Abu Dhabi: Hussain Al Moosawi’s portfolio of pictures is one that is bound to evoke a strong sense of nostalgia in many of the UAE’s residents. Facades of many of the country’s buildings hold pride of place, with their unique beauty and characteristics being instantly recognisable.
It is this passion project — of creating a pictorial database of the UAE’s unseen buildings — that Al Moosawi expects to continue for at least a decade.
“The UAE and its cities developed ever so rapidly and there has not yet been enough documentation of its architectural structures. What I see myself is using typology, the repeated portrayal of these structures, to document and understand urban spaces,” Al Moosawi told Gulf News.
So, the unique hexagonal windows of the Buty Al Otaiba Tower on Zayed the First Street are eye-catchingly clear when photographed by Al Moosawi. Looking at these on Al Moosawi’s Instagram page, most Abu Dhabi residents should have an anecdote or two to share about shopping at Sadaf Superstore downstairs, or be able to tell you about how the building once housed a Chrysler showroom. The cylindrical building in the next block also features prominently in the portfolio, and there will hardly be a resident in Abu Dhabi who has not dined at least once at Al Ibrahimi Restaurant on its ground floor. The row upon row of windows at the Hyatt Regency in Dubai Creek Heights are also instantly familiar, so are the unique frames of the Deira Tower constructed in 1979.
“On a personal level, I believe this will help me understand the UAE in which I live. On the other hand, those looking at my pictures may be able to connect with my captures. Perhaps they had once lived in these buildings, or have a memory to share. I am not yet looking at incorporating these stories into my work, but who knows, the project could one day expand to include these elements,” the 37-year-old said.
Looking for types
Al Moosawi said he first began looking for patterns and types while training as a film photographer in Australia. The structures and facades of Melbourne had a draw for home and it was there that Al Moosawi began to feel that everything was in its place for a reason.

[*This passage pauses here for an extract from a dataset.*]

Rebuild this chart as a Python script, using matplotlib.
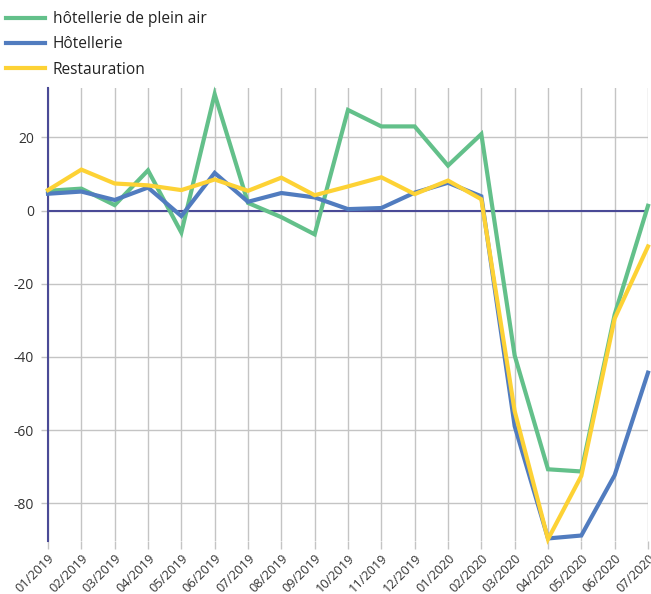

“Melbourne has a unique, vibrant, urban identity and I began photographing its urban details, including its water hydrants, its manhole covers and its parking signs. Like a stamp collector, I was collecting these images to be able to see them better: The repetition of a similar vantage point made the differences clearer,” the designer said.
Back in UAE
He spent eight years in Australia, and when he returned to the UAE in 2015, he first took up photographing construction fences. Like the images from Down Under, the pictures of these fences are also on Al Moosawi’s webpage, where he describes them as breaking ‘the visual uniformity’ of urban architecture.
“To be honest, I was still observing during this time, and that is necessary before one zeroes in on a subject matter. These hoarding fences were semi-permanent structures, and I went from Abu Dhabi to Dubai to Sharjah to photograph them,” he said.
Over time, he branched out into taking pictures of industrial facades, and it wasn’t long before the UAE’s modern architecture — the structures built in the 1970s and ‘80s — caught his attention.
“The buildings clearly reflected a cultural heritage rooted in the Arab and Islamic World, marked by arches and geometric shapes, and with the brick giving the facades an organic feel. They were rarely documented, but they had a character and soul to them,” Al Moosawi said.
Although he loved the character of these structures, the photographer in him decided not to limit himself to a certain era of architecture. As long as a facade looks well-designed, he is happy to capture it.
A bigger meaning
“It now feels like a calling and being an Emirati photographing the UAE has a bigger meaning. I want people to be able to absorb these rapidly-changing cities and appreciate their surroundings,” he said.
Al Moosawi has not yet drawn any conclusions about the architecture he is recording pictorially, saying that this might be something he reaches when the project reaches some maturity.
Because he has a full-time job, the project often takes up Al Moosawi’s weekends and free time, especially as getting a clear picture of a facade in the right lighting takes quite a bit of scouting and waiting for the ‘sweet spot’. In some cases, Al Moosawi has even driven down in the wee hours of the morning to picture a building he has chosen.
“I have been known to sacrifice my social life for this, especially a I am doing what I call my ‘grand project’, all on my own. My inner journalist hopes that over time, I will be able to enrol a researcher who can curate stories about these facades and learn stories about the people they house,” Al Moosawi said.
For now, the Emirati visual artist has displayed 27 of his pieces at Dubai’s Al Serkal Avenue as part of an exhibition.
“I hope what I do helps these structures to be seen for their beauty and character in posterity, as the UAE itself moves on from being a young country to one with a rich heritage,” he said.